Cholesterol Metabolism Pathways Disturbances in Atherosclerosis—Analyses Using Stochastic Petri Net-Based Model

Abstract

Atherosclerosis is a multifactorial disease that affects large arteries and causes much morbidity and mortality worldwide. Despite ongoing research for several decades, it is still a global health problem that cannot be stopped and cured completely. Furthermore, the development of this disease is contributed to by various processes, primarily disturbances in cholesterol metabolism, local low-grade inflammation, and oxidative stress, resulting in the formation of atherosclerotic plaques.
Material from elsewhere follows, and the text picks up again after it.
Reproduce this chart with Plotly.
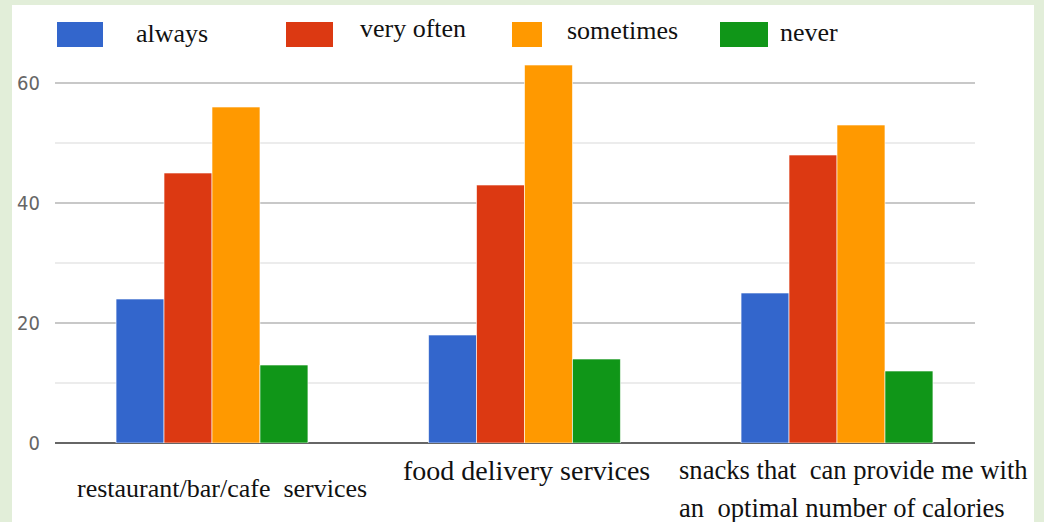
import plotly.graph_objects as go

# ---- data ----
categories = ["restaurant/bar/cafe\u00a0 services",
              "food delivery services",
              "snacks that\u00a0 can provide me with<br>an\u00a0 optimal number of calories"]
series_names = ["always", "very often", "sometimes", "never"]
always = [24, 18, 25]
very_often = [45, 43, 48]
sometimes = [56, 63, 53]
never = [13, 14, 12]
y_ticks = [0, 20, 40, 60]

colors = ["#3366cc", "#dc3912", "#ff9900", "#109618"]
values = [always, very_often, sometimes, never]

W, H = 1044, 522
L, R, T, B = 55, 975, 53, 443  # plot area in pixels


def px2x(px):
    return (px - L) / (R - L)


def py2y(py):
    return (B - py) / (B - T)


xs = [0, 1, 2]
fig = go.Figure()
for name, vals, col in zip(series_names, values, colors):
    fig.add_trace(go.Bar(x=xs, y=vals, name=name, marker_color=col,
                         marker_line=dict(color="rgba(255,255,255,0.6)", width=1),
                         showlegend=False))

serif = "Liberation Serif, Times New Roman, serif"
shapes = [dict(type="rect", xref="paper", yref="paper", layer="below",
               x0=px2x(12), x1=px2x(1034), y0=py2y(540), y1=py2y(5),
               fillcolor="white", line=dict(width=0))]
annotations = []

# custom legend (swatch pixel geometry)
leg_sw = [(57, 103), (286, 333), (512, 542), (720, 768)]
leg_tx = [(134, 34), (358, 28), (565, 31), (778, 33)]
for name, col, (a, b), (tx, ty) in zip(series_names, colors, leg_sw, leg_tx):
    shapes.append(dict(type="rect", xref="paper", yref="paper",
                       x0=px2x(a), x1=px2x(b), y0=py2y(47), y1=py2y(22),
                       fillcolor=col, line=dict(width=0)))
    annotations.append(dict(text=name, xref="paper", yref="paper",
                            x=px2x(tx), y=py2y(ty), xanchor="left", yanchor="middle",
                            showarrow=False, font=dict(family=serif, size=26, color="#111111")))

# category labels: (xshift, yshift, anchor, size)
lab_specs = [
    [(10, -45, "center", 26)],
    [(2, -27, "center", 28)],
    [(-160, -27, "left", 26.6), (-160, -65, "left", 26.6)],
]
for i, (cat, spec) in enumerate(zip(categories, lab_specs)):
    lines = cat.split("<br>")
    for line, (xs_, ys_, anc, fs) in zip(lines, spec):
        annotations.append(dict(text=line, x=xs[i], xref="x", y=0, yref="paper",
                                xshift=xs_, yshift=ys_, xanchor=anc, yanchor="middle",
                                showarrow=False,
                                font=dict(family=serif, size=fs, color="#111111")))

fig.update_layout(
    width=W, height=H,
    margin=dict(l=L, r=W - R, t=T, b=H - B, pad=0),
    paper_bgcolor="#e2eed9",
    plot_bgcolor="white",
    barmode="group",
    bargap=0.386,
    bargroupgap=0,
    shapes=shapes,
    annotations=annotations,
    xaxis=dict(range=[-0.5024, 2.4416], showticklabels=False, showgrid=False,
               zeroline=False, showline=False, tickvals=xs),
    yaxis=dict(range=[0, 65], tickvals=y_ticks, showgrid=True, gridcolor="#c8c8c8",
               gridwidth=1.5, zeroline=True, zerolinecolor="#666666", zerolinewidth=2,
               minor=dict(dtick=10, showgrid=True, gridcolor="#ececec", gridwidth=1.5),
               ticks="", ticklabelstandoff=14,
               tickfont=dict(family="Liberation Sans Narrow, DejaVu Sans Condensed, sans-serif",
                             size=20, color="#666666")),
    font=dict(family=serif),
)

fig.write_html("out.html")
In this work, a stochastic Petri net model was constructed and subsequently analyzed to examine the impact of these factors on the development and progression of atherosclerosis. The use of knockout- and simulation-based analysis allowed for a comprehensive investigation of the studied phenomena. Our research has demonstrated that while cholesterol is a contributing factor in atherosclerosis, blocking its impact alone is insufficient in halting the progression of this disorder. Inhibition of oxidative stress is also important when blocking the impact of phosphoprotein phosphatase inhibitor-1 (PPI-1), microsomal triglyceride transfer protein (MTTP), and 3-hydroxy-3-methyl-glutaryl coenzyme A reductase (HMGCR), as our model shows that this action reduces the number of foam cells underlying atherosclerosis. The results obtained further support the previous observations that the combined treatment is significantly effective in enhancing therapeutic efficacy against atherosclerosis.